L’Association pour un musée du logement populaire du Grand Paris (AMuLoP) s’attelle actuellement à l’ouverture, en banlieue parisienne, d’un musée inspiré du Tenement Museum de New York, qui puisse donner à voir l’histoire des banlieues ouvrières à partir de la fin du xixe siècle. Son approche microhistorique et immersive « par le bas » doit permettre d’ancrer le récit sur des histoires singulières tout en éclairant des enjeux plus vastes : conditions de logement, migration, travail, transports, rapports de genre, relations familiales, loisirs, engagements politiques et syndicaux, etc. Cette proposition a été expérimentée en 2021-2022 dans une exposition intitulée La Vie HLM : histoires d’habitant·e·s de logements populaires. Déployée dans trois appartements d’un grand ensemble de logements sociaux à Aubervilliers, la cité Émile-Dubois, cette initiative a attiré près de 6 000 visiteurs. Ils ont pu y découvrir notamment l’histoire de Coumba Soukouna, qui emménage en 1999 dans la cité avec son mari, immigré malien alors sans-papiers, et leurs enfants. Venant du xixe arrondissement puis des squats et hôtels meublés du quartier du Landy, à la Plaine-Saint-Denis, la famille voit son arrivée à Émile-Dubois comme une promotion sociale et une opportunité de s’investir dans la vie associative du quartier, alors même que la ville d’Aubervilliers cherche à inclure celui-ci dans les premières opérations de rénovation urbaine (Fig. 2 et 3).

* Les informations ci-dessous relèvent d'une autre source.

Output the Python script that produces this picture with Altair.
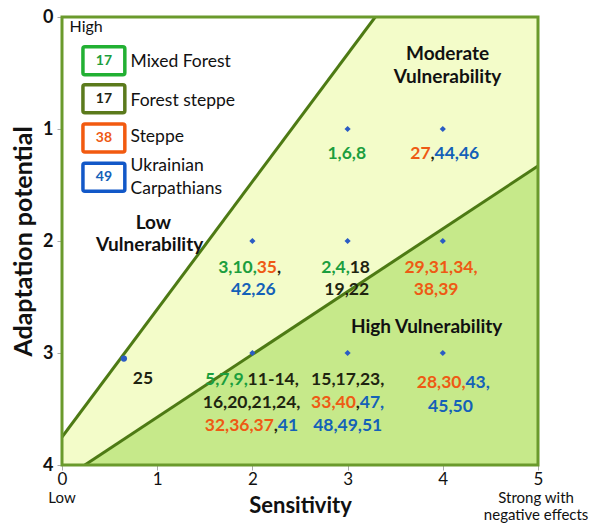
import altair as alt
import pandas as pd
import numpy as np

FONT = "Lato"

# ---- data ----
# boundary lines (sensitivity, adaptation potential)
upper_x = [0.0, 3.29]
upper_y = [3.75, 0.0]
lower_x = [0.24, 5.0]
lower_y = [4.0, 1.33]

# station markers
pt_x = [3, 4, 2, 3, 4, 2, 3, 4]
pt_y = [1, 1, 2, 2, 2, 3, 3, 3]
pt25_x = [0.65]
pt25_y = [3.05]

# label lines: centre (x, y)
line_x = [2.99, 4.02, 1.97, 2.01, 2.98, 2.99, 3.98, 3.93, 0.85,
          1.99, 1.99, 1.99, 3.0, 3.0, 3.0, 4.11, 4.08]
line_y = [1.22, 1.22, 2.24, 2.44, 2.24, 2.44, 2.24, 2.44, 3.23,
          3.24, 3.45, 3.65, 3.24, 3.45, 3.65, 3.27, 3.48]
# coloured segments of each label line
seg_line = [0, 1, 1, 1, 2, 2, 2, 3, 4, 4, 5, 6, 7, 8,
            9, 9, 10, 11, 11, 11, 12, 13, 13, 13, 14, 15, 15, 16]
seg_text = ["1,6,8", "27", ",", "44,46",
            "3,10,", "35", ",", "42,26",
            "2,4,", "18", "19,22",
            "29,31,34,", "38,39",
            "25",
            "5,7,9,", "11-14,", "16,20,21,24,", "32,36,37", ",", "41",
            "15,17,23,", "33,40", ",", "47,", "48,49,51",
            "28,30,", "43,", "45,50"]
seg_grp = ["Mixed Forest", "Steppe", "Forest steppe", "Ukrainian Carpathians",
           "Mixed Forest", "Steppe", "Forest steppe", "Ukrainian Carpathians",
           "Mixed Forest", "Forest steppe", "Forest steppe",
           "Steppe", "Steppe",
           "Forest steppe",
           "Mixed Forest", "Forest steppe", "Forest steppe", "Steppe", "Forest steppe",
           "Ukrainian Carpathians",
           "Forest steppe", "Steppe", "Forest steppe", "Ukrainian Carpathians",
           "Ukrainian Carpathians",
           "Steppe", "Ukrainian Carpathians", "Ukrainian Carpathians"]

# region names
reg_text = ["Moderate", "Vulnerability", "Low", "Vulnerability", "High Vulnerability"]
reg_x = [4.05, 4.05, 0.96, 0.92, 3.83]
reg_y = [0.33, 0.54, 1.84, 2.04, 2.77]

# legend
leg_groups = ["Mixed Forest", "Forest steppe", "Steppe", "Ukrainian Carpathians"]
leg_nums = ["17", "17", "38", "49"]
leg_y = [0.39, 0.73, 1.08, 1.43]
leg_lab = ["Mixed Forest", "Forest steppe", "Steppe", "Ukrainian", "Carpathians"]
leg_lab_y = [0.40, 0.75, 1.07, 1.33, 1.54]

text_colors = ["#1b9e3e", "#1e2410", "#ee5a14", "#1461b8"]
box_colors = ["#22b033", "#5b7a1c", "#f25a10", "#1258c8"]

# ---- layout helpers ----
W, H = 476, 448
PX_PER_X = W / 5.0
SEG_SIZE = 17.5
CHAR_EM = {",": 0.23, "-": 0.32}


def text_w(s):
    return sum(CHAR_EM.get(c, 0.58) for c in s) * SEG_SIZE


# ---- derived tables ----
bx = np.array(sorted(set([0.0, lower_x[0], upper_x[1], 5.0])))
band = pd.DataFrame({
    "x": bx,
    "top": np.clip(np.interp(bx, upper_x, upper_y, right=0.0), 0, 4),
    "bot": np.clip(np.interp(bx, lower_x, lower_y, left=4.0), 0, 4),
})
hx = np.array([lower_x[0], lower_x[1]])
high = pd.DataFrame({"x": hx, "top": np.interp(hx, lower_x, lower_y), "bot": [4.0, 4.0]})
lines = pd.DataFrame({"x": upper_x + lower_x, "y": upper_y + lower_y,
                      "id": ["u", "u", "l", "l"]})
pts = pd.DataFrame({"x": pt_x, "y": pt_y})
pt25 = pd.DataFrame({"x": pt25_x, "y": pt25_y})

rows = []
line_total = {}
for li, t in zip(seg_line, seg_text):
    line_total[li] = line_total.get(li, 0) + text_w(t)
acc = {}
for li, t, g in zip(seg_line, seg_text, seg_grp):
    start = line_x[li] - line_total[li] / 2 / PX_PER_X
    off = acc.get(li, 0.0)
    rows.append({"t": t, "g": g, "x": start + off / PX_PER_X, "y": line_y[li]})
    acc[li] = off + text_w(t)
segs = pd.DataFrame(rows)

regs = pd.DataFrame({"t": reg_text, "x": reg_x, "y": reg_y})
legbox = pd.DataFrame({"g": leg_groups, "n": leg_nums, "y": leg_y, "x": [0.44] * 4})
legbox["x1"] = legbox["x"] - 0.22
legbox["x2"] = legbox["x"] + 0.22
legbox["y1"] = legbox["y"] - 0.125
legbox["y2"] = legbox["y"] + 0.125
leglab = pd.DataFrame({"t": leg_lab, "x": [0.72] * 5, "y": leg_lab_y})
frame = pd.DataFrame({"x": [0.0], "x2": [5.0], "y": [0.0], "y2": [4.0]})
extra_c = pd.DataFrame({"t": ["Low", "Strong with", "negative effects"],
                        "x": [0.0, 4.98, 4.98], "y": [4.295, 4.295, 4.445]})
extra_l = pd.DataFrame({"t": ["High"], "x": [0.08], "y": [0.09]})

# ---- scales / axes ----
xs = alt.Scale(domain=[0, 5], nice=False, zero=False)
ys = alt.Scale(domain=[0, 4], reverse=True, nice=False, zero=False)
xax = alt.Axis(values=[0, 1, 2, 3, 4, 5], title="Sensitivity", grid=False, domain=False,
               labelFontSize=17, labelColor="#111", labelFont=FONT, labelPadding=1,
               tickColor="#aaa", tickSize=5, titleFont=FONT, titleFontSize=22,
               titleFontWeight="bold", titleColor="#111", titlePadding=8, labelFlush=False)
yax = alt.Axis(values=[0, 1, 2, 3, 4], title="Adaptation potential", grid=False, domain=False,
               labelFontSize=18, labelFontWeight="bold", labelColor="#111", labelFont=FONT,
               labelPadding=4, tickColor="#aaa", tickSize=5, titleFont=FONT, titleFontSize=25,
               titleFontWeight="bold", titleColor="#111", titlePadding=6, labelFlush=False)


def X(f="x"):
    return alt.X(f"{f}:Q", scale=xs, axis=xax)


def Y(f="y"):
    return alt.Y(f"{f}:Q", scale=ys, axis=yax)


tcol = alt.Color("g:N", scale=alt.Scale(domain=leg_groups, range=text_colors), legend=None)
bcol = alt.Stroke("g:N", scale=alt.Scale(domain=leg_groups, range=box_colors), legend=None)

band_l = alt.Chart(band).mark_area(color="#f3fcc9", opacity=1).encode(
    x=X(), y=Y("top"), y2="bot:Q")
high_l = alt.Chart(high).mark_area(color="#c6e98a", opacity=1).encode(
    x=X(), y=Y("top"), y2="bot:Q")
line_l = alt.Chart(lines).mark_line(color="#4d7a14", strokeWidth=3, clip=True).encode(
    x=X(), y=Y(), detail="id:N")
frame_l = alt.Chart(frame).mark_rect(fillOpacity=0, stroke="#6a9a2c", strokeWidth=3).encode(
    x=X(), x2="x2:Q", y=Y(), y2="y2:Q")
pts_l = alt.Chart(pts).mark_point(shape="diamond", filled=True, size=38, color="#2a5cc4",
                                  opacity=1).encode(x=X(), y=Y())
pt25_l = alt.Chart(pt25).mark_point(shape="circle", filled=True, size=40, color="#2a5cc4",
                                    opacity=1).encode(x=X(), y=Y())
seg_l = alt.Chart(segs).mark_text(align="left", baseline="middle", font=FONT, fontSize=SEG_SIZE,
                                  fontWeight="bold").encode(x=X(), y=Y(), text="t:N", color=tcol)
reg_l = alt.Chart(regs).mark_text(align="center", baseline="middle", font=FONT, fontSize=19,
                                  fontWeight="bold", color="#111").encode(x=X(), y=Y(), text="t:N")
box_l = alt.Chart(legbox).mark_rect(fill="white", strokeWidth=3.5, cornerRadius=2).encode(
    x=X("x1"), x2="x2:Q", y=Y("y1"), y2="y2:Q", stroke=bcol)
boxn_l = alt.Chart(legbox).mark_text(align="center", baseline="middle", font=FONT, fontSize=14,
                                     fontWeight="bold").encode(x=X(), y=Y(), text="n:N", color=tcol)
leglab_l = alt.Chart(leglab).mark_text(align="left", baseline="middle", font=FONT, fontSize=17.5,
                                       color="#111").encode(x=X(), y=Y(), text="t:N")
ext_c = alt.Chart(extra_c).mark_text(align="center", baseline="middle", font=FONT,
                                     fontSize=15, color="#111").encode(x=X(), y=Y(), text="t:N")
ext_l = alt.Chart(extra_l).mark_text(align="left", baseline="middle", font=FONT,
                                     fontSize=16, color="#111").encode(x=X(), y=Y(), text="t:N")

chart = alt.layer(band_l, high_l, line_l, frame_l, pts_l, pt25_l, seg_l, reg_l,
                  box_l, boxn_l, leglab_l, ext_c, ext_l).properties(
    width=W, height=H, autosize="none",
    padding={"left": 54, "top": 9, "right": 59, "bottom": 58},
).configure_view(stroke=None).configure(background="white")

chart.save("out.html", embed_options={"renderer": "svg", "actions": False})
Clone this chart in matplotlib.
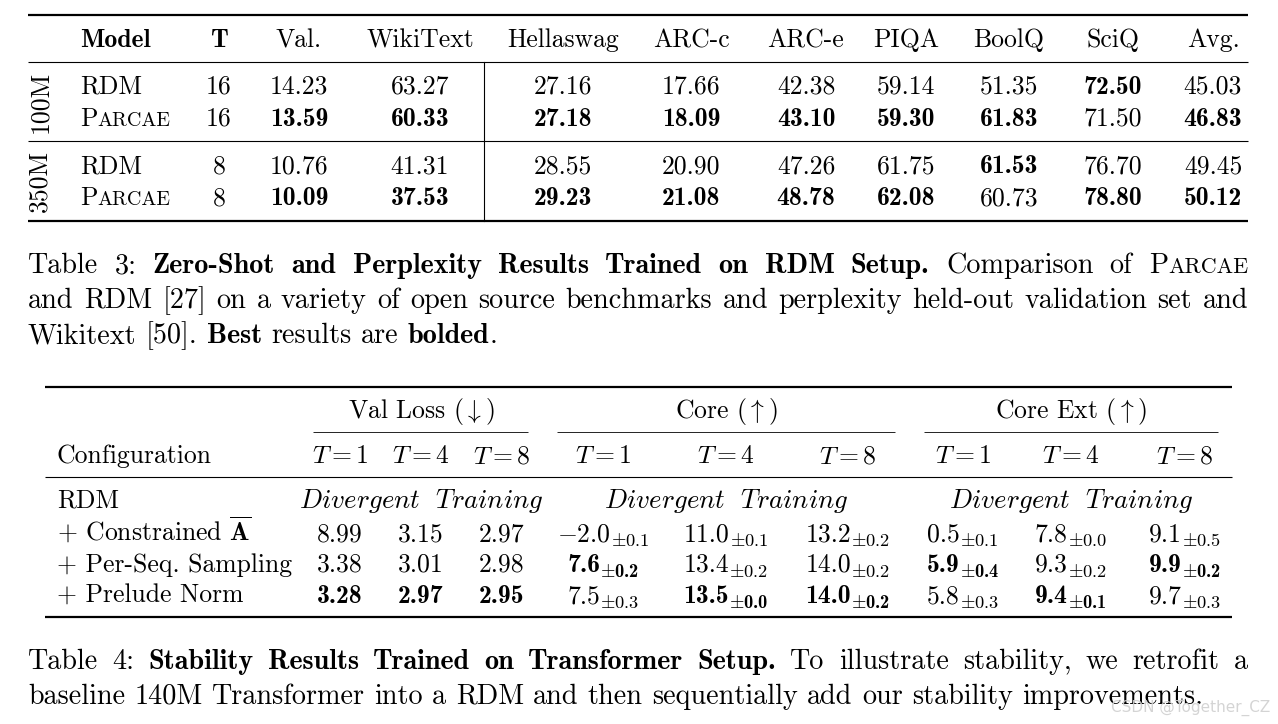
import matplotlib
matplotlib.use("Agg")
import matplotlib.pyplot as plt

plt.rcParams['mathtext.fontset'] = 'cm'
plt.rcParams['axes.unicode_minus'] = False

# ---------------- data ----------------
t3_cols = ["Val.", "WikiText", "Hellaswag", "ARC-c", "ARC-e", "PIQA", "BoolQ", "SciQ", "Avg."]
t3_sizes = ["100M", "350M"]
t3_models = ["RDM", "Parcae", "RDM", "Parcae"]
t3_T = [16, 16, 8, 8]
val = [14.23, 13.59, 10.76, 10.09]
wiki = [63.27, 60.33, 41.31, 37.53]
hella = [27.16, 27.18, 28.55, 29.23]
arcc = [17.66, 18.09, 20.90, 21.08]
arce = [42.38, 43.10, 47.26, 48.78]
piqa = [59.14, 59.30, 61.75, 62.08]
boolq = [51.35, 61.83, 61.53, 60.73]
sciq = [72.50, 71.50, 76.70, 78.80]
avg = [45.03, 46.83, 49.45, 50.12]
t3_data = [val, wiki, hella, arcc, arce, piqa, boolq, sciq, avg]
t3_lower_better = [True, True] + [False] * 7

t4_groups = ["Val Loss ($\\downarrow$)", "Core ($\\uparrow$)", "Core Ext ($\\uparrow$)"]
t4_T = [1, 4, 8]
t4_rows = ["+ Constrained $\\overline{\\mathbf{A}}$", "+ Per-Seq. Sampling", "+ Prelude Norm"]
val_loss = [[8.99, 3.15, 2.97], [3.38, 3.01, 2.98], [3.28, 2.97, 2.95]]
core_mean = [[-2.0, 11.0, 13.2], [7.6, 13.4, 14.0], [7.5, 13.5, 14.0]]
core_std = [[0.1, 0.1, 0.2], [0.2, 0.2, 0.2], [0.3, 0.0, 0.2]]
ext_mean = [[0.5, 7.8, 9.1], [5.9, 9.3, 9.9], [5.8, 9.4, 9.7]]
ext_std = [[0.1, 0.0, 0.5], [0.4, 0.2, 0.2], [0.3, 0.1, 0.3]]

# ---------------- figure ----------------
fig = plt.figure(figsize=(12.78, 7.24), dpi=100)
ax = fig.add_axes([0, 0, 1, 1])
ax.set_xlim(0, 1278); ax.set_ylim(724, 0); ax.axis('off')
R = fig.canvas.get_renderer()
RM, BF = 'cmr10', 'cmb10'
TS = 18.5   # table font size
CS = 20.3   # caption font size

def txt(x, y, s, font=RM, size=TS, ha='center', **kw):
    return ax.text(x, y, s, family=font, fontsize=size, ha=ha, va='baseline', **kw)

def width(t):
    return t.get_window_extent(R).width

def place_line(x, y, tokens, size, justify=None):
    arts = []
    for tok in tokens:
        parts = []
        for s, f, fac in tok:
            parts.append(txt(0, y, s, f, size * fac, ha='left'))
        arts.append(parts)
    widths = [sum(width(p) for p in parts) for parts in arts]
    sp = size * 100 / 72 * 0.33
    if justify and len(arts) > 1:
        sp = (justify - sum(widths)) / (len(arts) - 1)
    cx = x
    for parts, w in zip(arts, widths):
        px = cx
        for p in parts:
            p.set_x(px); px += width(p)
        cx += w + sp

def hl(y, x0, x1, lw):
    ax.plot([x0, x1], [y, y], color='black', lw=lw, solid_capstyle='butt')

def parcae(x, y, size):
    a = txt(x, y, "P", RM, size, ha='left')
    txt(x + width(a), y, "ARCAE", RM, size * 0.78, ha='left')

def mean_std(x, y, m, s, bold):
    f = BF if bold else RM
    ms = m.replace('-', '$-$')
    a = txt(0, y, ms, f, TS, ha='left')
    b = txt(0, y + 5, "$\\pm$" + s, f, TS * 0.72, ha='left')
    wa, wb = width(a), width(b)
    x0 = x - (wa + wb) / 2
    a.set_x(x0); b.set_x(x0 + wa)

# ---------------- Table 3 ----------------
cx3 = [299, 420, 563, 691, 806, 906, 1009, 1113, 1213]
rows_y = [94, 126, 173, 205]
hl(15, 28, 1248, 1.6); hl(62, 28, 1248, 0.8); hl(141, 28, 1248, 0.8); hl(221, 28, 1248, 1.6)
ax.plot([484, 484], [62, 221], color='black', lw=0.8)
txt(80, 47, "Model", BF, ha='left'); txt(219, 47, "T", BF)
for c, x in zip(t3_cols, cx3):
    txt(x, 47, c)
for i, s in enumerate(t3_sizes):
    ax.text(40, (rows_y[2 * i] + rows_y[2 * i + 1]) / 2 - 8, s, family=RM, fontsize=TS,
            rotation=90, ha='center', va='center')
for r, (m, T, y) in enumerate(zip(t3_models, t3_T, rows_y)):
    if m == "Parcae":
        parcae(80, y, TS)
    else:
        txt(80, y, m, ha='left')
    txt(219, y, str(T))
    g = r // 2
    for col, x, low in zip(t3_data, cx3, t3_lower_better):
        grp = col[2 * g:2 * g + 2]
        best = min(grp) if low else max(grp)
        txt(x, y, f"{col[r]:.2f}", BF if col[r] == best else RM)

W = 1220
place_line(28, 273, [[("Table", RM, 1)], [("3:", RM, 1)]] +
           [[(w, BF, 1)] for w in "Zero-Shot and Perplexity Results Trained on RDM Setup.".split()] +
           [[(w, RM, 1)] for w in "Comparison of".split()] +
           [[("P", RM, 1), ("ARCAE", RM, 0.78)]], CS, justify=W)
place_line(28, 308, [[(w, RM, 1)] for w in
           "and RDM [27] on a variety of open source benchmarks and perplexity held-out validation set and".split()],
           CS, justify=W)
place_line(28, 343, [[("Wikitext", RM, 1)], [("[50].", RM, 1)], [("Best", BF, 1)], [("results", RM, 1)],
                     [("are", RM, 1)], [("bolded", BF, 1), (".", RM, 1)]], CS)

# ---------------- Table 4 ----------------
gcx = [421, 726, 1071]
tcx = [[340, 421, 502], [603, 726, 848], [963, 1071, 1185]]
spans = [(313, 528), (557, 895), (924, 1218)]
hl(387, 45, 1232, 1.6); hl(477, 45, 1232, 0.8); hl(617, 45, 1232, 1.6)
for g, x, (a, b) in zip(t4_groups, gcx, spans):
    txt(x, 418, g)
    hl(432, a, b, 0.6)
txt(57, 463, "Configuration", ha='left')
for grp in tcx:
    for T, x in zip(t4_T, grp):
        txt(x, 463, f"$T = {T}$")
y4 = [508, 541, 572, 603]
txt(57, y4[0], "RDM", ha='left')
for x in gcx:
    txt(x, y4[0], "$\\mathit{Divergent}\\ \\ \\mathit{Training}$", size=TS * 1.05)

def best_idx(col, low):
    b = min(col) if low else max(col)
    return max(i for i, v in enumerate(col) if v == b)

for r, name in enumerate(t4_rows):
    y = y4[r + 1]
    txt(57, y, name, ha='left')
    for j in range(3):
        b = best_idx([val_loss[k][j] for k in range(3)], True)
        txt(tcx[0][j], y, f"{val_loss[r][j]:.2f}", BF if r == b else RM)
        for gi, (M, S) in enumerate([(core_mean, core_std), (ext_mean, ext_std)]):
            b = best_idx([M[k][j] for k in range(3)], False)
            mean_std(tcx[gi + 1][j], y, f"{M[r][j]:.1f}", f"{S[r][j]:.1f}", r == b)

place_line(28, 669, [[("Table", RM, 1)], [("4:", RM, 1)]] +
           [[(w, BF, 1)] for w in "Stability Results Trained on Transformer Setup.".split()] +
           [[(w, RM, 1)] for w in "To illustrate stability, we retrofit a".split()], CS, justify=W)
place_line(28, 704, [[(w, RM, 1)] for w in
           "baseline 140M Transformer into a RDM and then sequentially add our stability improvements.".split()], CS)

ax.text(1270, 712, "CSDN @Together_CZ", family='DejaVu Sans', fontsize=11, color='#d0d0d0',
        ha='right', va='baseline', alpha=0.9)

fig.savefig("out.png", dpi=100)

La démarche de l’AMuLoP reflète une ambition commune aux musées du logement populaire. En proposant de pénétrer dans des parcours biographiques susceptibles de résonner avec les propres histoires familiales des visiteurs, il s’agit de déconstruire les images stigmatisantes des classes populaires, de raconter une histoire sociale incarnée et de promouvoir la connaissance partagée d’un patrimoine commun.